Social Development Minister Nelson McCausland has revealed for the first time that he is looking at varying conditions for payment of the new universal credit benefits.
The minister also said that he shares some of the concerns raised about the new 'bedroom tax' element of the proposed welfare reforms.
Mr McCausland has written to campaigners to tell them he would consider different options in payment.
The Welfare Bill would see payments issued monthly, which campaigners said would have a major impact on families struggling to cope on breadline budgets.
In a statement, the minister's department said he was looking at different options in the face of the sweeping welfare reforms.
His department was responding to comments made in the wake of Derry City Council giving its unanimous backing to the the Empty Purse campaign this week.
The campaign's core aim is to protect women and children in Northern Ireland from some of the Government proposals.
All councillors backed a notice of motion from the SDLP's Angela Dobbins calling on Mr McCausland to allow people to choose how frequently their benefits are paid.
A DSD spokeswoman said: "Minister McCausland is very aware that some aspects of universal credit may cause difficulties and has recently written to the Empty Purse campaign to reassure them that he is committed to finding solutions to how universal credit should be paid to protect the most vulnerable.
"In order to minimise any negative impacts on vulnerable households in receipt of housing benefit, he has secured flexibilities in how universal credit is paid in Northern Ireland."
The minister has also confirmed he is continuing to raise his misgivings over the bedroom tax element of the Welfare Reform Bill with Westminster.
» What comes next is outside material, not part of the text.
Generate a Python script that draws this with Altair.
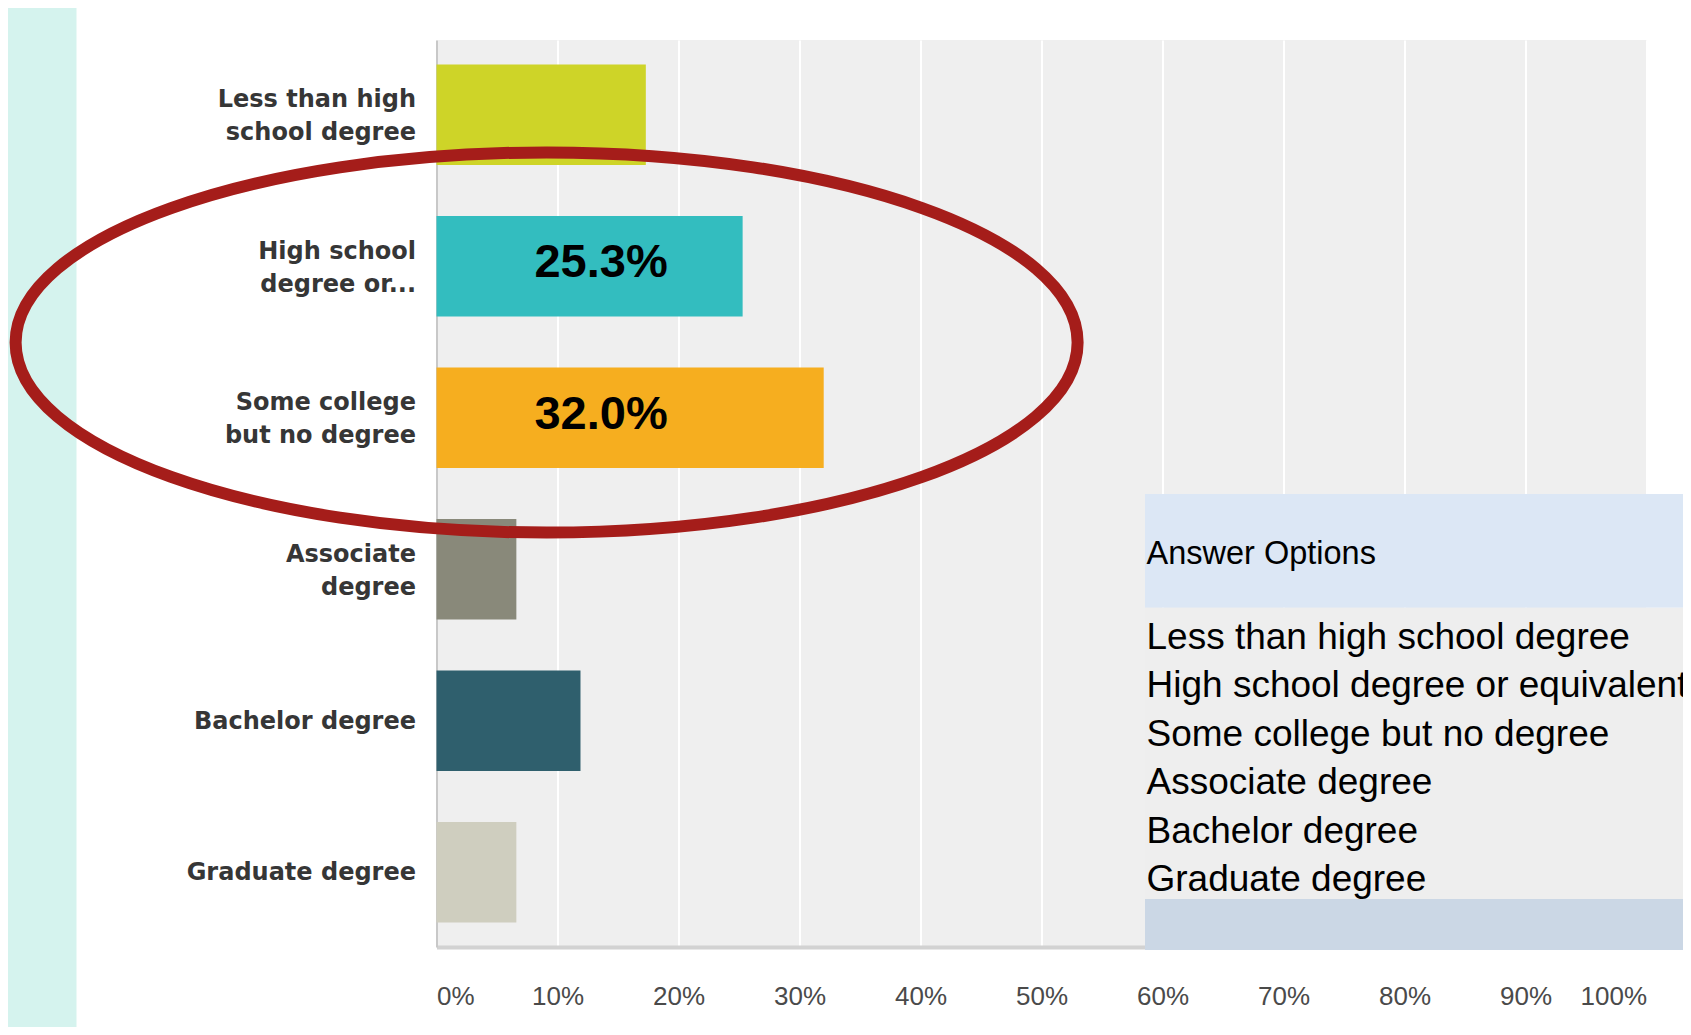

Londonderry has the highest unemployment rate and the north west region the highest benefit claimant rate in Northern Ireland. Recent information showed just over half of the working population of the north west (55%) was in employment, with one in three adults economically inactive. During the first two years of the recession, the number of people employed in the manufacturing sector dropped by almost 40%. Between 2006 and 2011 there were 2,925 redundancies in the north west.